== WHAT IS BEING ASKED ==
Please set down all the lines beneath this one exactly, without the pictures.

== SUPPLIED INFORMATION ==
····················
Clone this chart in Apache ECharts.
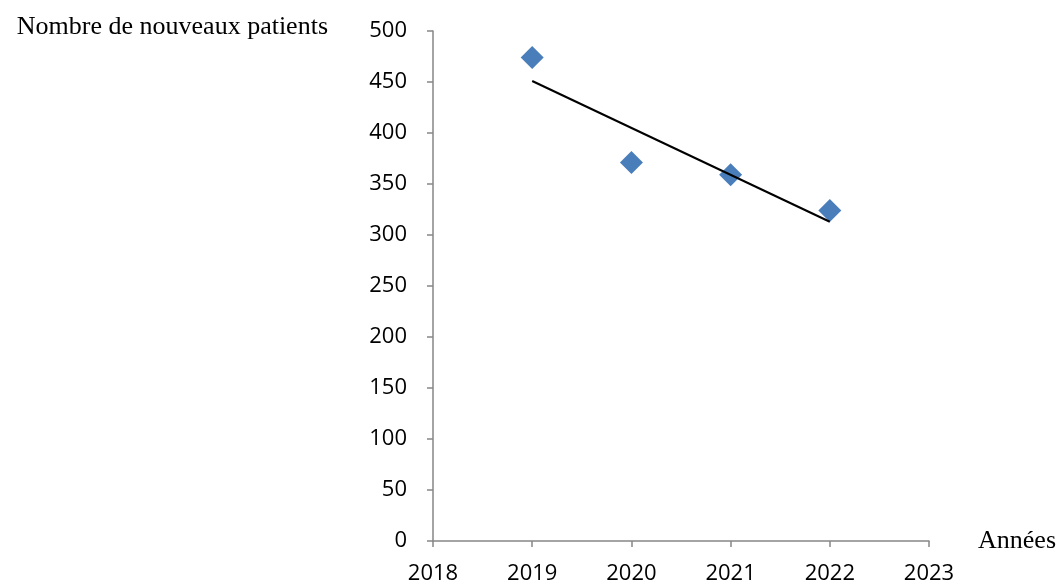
<!DOCTYPE html>
<html>
<head>
<meta charset="utf-8">
<script src="https://cdn.jsdelivr.net/npm/echarts@6/dist/echarts.min.js"></script>
<style>
html,body{margin:0;padding:0;background:#fff;}
#chart{width:1059px;height:585px;}
</style>
</head>
<body>
<div id="chart"></div>
<script>
// Data
const years = [2019, 2020, 2021, 2022];
const patients = [474, 371, 359, 324];
const trendYears = [2019, 2022];
const trendValues = [451, 313];
const xTicks = [2018, 2019, 2020, 2021, 2022, 2023];
const yTicks = [0, 50, 100, 150, 200, 250, 300, 350, 400, 450, 500];
const yAxisTitle = 'Nombre de nouveaux patients';
const xAxisTitle = 'Années';

const chart = echarts.init(document.getElementById('chart'), null, {renderer: 'canvas'});
const axisColor = '#868686';
const labelFont = {fontFamily: 'Open Sans', fontSize: 22, color: '#000'};
const titleFont = {fontFamily: 'Liberation Serif', fontSize: 26, color: '#000'};

chart.setOption({
  animation: false,
  backgroundColor: '#fff',
  grid: {left: 433, right: 129, top: 31, bottom: 44, containLabel: false},
  xAxis: {
    type: 'value',
    min: xTicks[0],
    max: xTicks[xTicks.length - 1],
    interval: 1,
    name: xAxisTitle,
    nameLocation: 'end',
    nameGap: 49,
    nameTextStyle: Object.assign({align: 'left', verticalAlign: 'middle', padding: [0, 0, 6, 0]}, titleFont),
    axisLine: {show: true, lineStyle: {color: axisColor, width: 1.5}},
    axisTick: {show: true, inside: false, length: 6, lineStyle: {color: axisColor, width: 1.5}},
    axisLabel: Object.assign({margin: 22, formatter: v => String(v)}, labelFont),
    splitLine: {show: false}
  },
  yAxis: {
    type: 'value',
    min: yTicks[0],
    max: yTicks[yTicks.length - 1],
    interval: 50,
    name: yAxisTitle,
    nameLocation: 'end',
    nameGap: 4,
    nameTextStyle: Object.assign({align: 'right', verticalAlign: 'middle', padding: [0, 105, 0, 0]}, titleFont),
    axisLine: {show: true, lineStyle: {color: axisColor, width: 1.5}},
    axisTick: {show: true, inside: false, length: 6, lineStyle: {color: axisColor, width: 1.5}},
    axisLabel: Object.assign({margin: 26}, labelFont),
    splitLine: {show: false}
  },
  series: [
    {
      type: 'line',
      data: trendYears.map((y, i) => [y, trendValues[i]]),
      symbol: 'none',
      lineStyle: {color: '#000', width: 2},
      z: 3
    },
    {
      type: 'scatter',
      data: years.map((y, i) => [y, patients[i]]),
      symbol: 'diamond',
      symbolSize: 23,
      itemStyle: {color: '#4a7ebb', opacity: 1},
      z: 2
    }
  ]
});
</script>
</body>
</html>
····················
== RIGHT ANSWER ==
Clone this chart in Apache ECharts.
<!DOCTYPE html>
<html>
<head>
<meta charset="utf-8">
<script src="https://cdn.jsdelivr.net/npm/echarts@6/dist/echarts.min.js"></script>
<style>
html,body{margin:0;padding:0;background:#fff;}
#chart{width:1059px;height:585px;}
</style>
</head>
<body>
<div id="chart"></div>
<script>
// Data
const years = [2019, 2020, 2021, 2022];
const patients = [474, 371, 359, 324];
const trendYears = [2019, 2022];
const trendValues = [451, 313];
const xTicks = [2018, 2019, 2020, 2021, 2022, 2023];
const yTicks = [0, 50, 100, 150, 200, 250, 300, 350, 400, 450, 500];
const yAxisTitle = 'Nombre de nouveaux patients';
const xAxisTitle = 'Années';

const chart = echarts.init(document.getElementById('chart'), null, {renderer: 'canvas'});
const axisColor = '#868686';
const labelFont = {fontFamily: 'Open Sans', fontSize: 22, color: '#000'};
const titleFont = {fontFamily: 'Liberation Serif', fontSize: 26, color: '#000'};

chart.setOption({
  animation: false,
  backgroundColor: '#fff',
  grid: {left: 433, right: 129, top: 31, bottom: 44, containLabel: false},
  xAxis: {
    type: 'value',
    min: xTicks[0],
    max: xTicks[xTicks.length - 1],
    interval: 1,
    name: xAxisTitle,
    nameLocation: 'end',
    nameGap: 49,
    nameTextStyle: Object.assign({align: 'left', verticalAlign: 'middle', padding: [0, 0, 6, 0]}, titleFont),
    axisLine: {show: true, lineStyle: {color: axisColor, width: 1.5}},
    axisTick: {show: true, inside: false, length: 6, lineStyle: {color: axisColor, width: 1.5}},
    axisLabel: Object.assign({margin: 22, formatter: v => String(v)}, labelFont),
    splitLine: {show: false}
  },
  yAxis: {
    type: 'value',
    min: yTicks[0],
    max: yTicks[yTicks.length - 1],
    interval: 50,
    name: yAxisTitle,
    nameLocation: 'end',
    nameGap: 4,
    nameTextStyle: Object.assign({align: 'right', verticalAlign: 'middle', padding: [0, 105, 0, 0]}, titleFont),
    axisLine: {show: true, lineStyle: {color: axisColor, width: 1.5}},
    axisTick: {show: true, inside: false, length: 6, lineStyle: {color: axisColor, width: 1.5}},
    axisLabel: Object.assign({margin: 26}, labelFont),
    splitLine: {show: false}
  },
  series: [
    {
      type: 'line',
      data: trendYears.map((y, i) => [y, trendValues[i]]),
      symbol: 'none',
      lineStyle: {color: '#000', width: 2},
      z: 3
    },
    {
      type: 'scatter',
      data: years.map((y, i) => [y, patients[i]]),
      symbol: 'diamond',
      symbolSize: 23,
      itemStyle: {color: '#4a7ebb', opacity: 1},
      z: 2
    }
  ]
});
</script>
</body>
</html>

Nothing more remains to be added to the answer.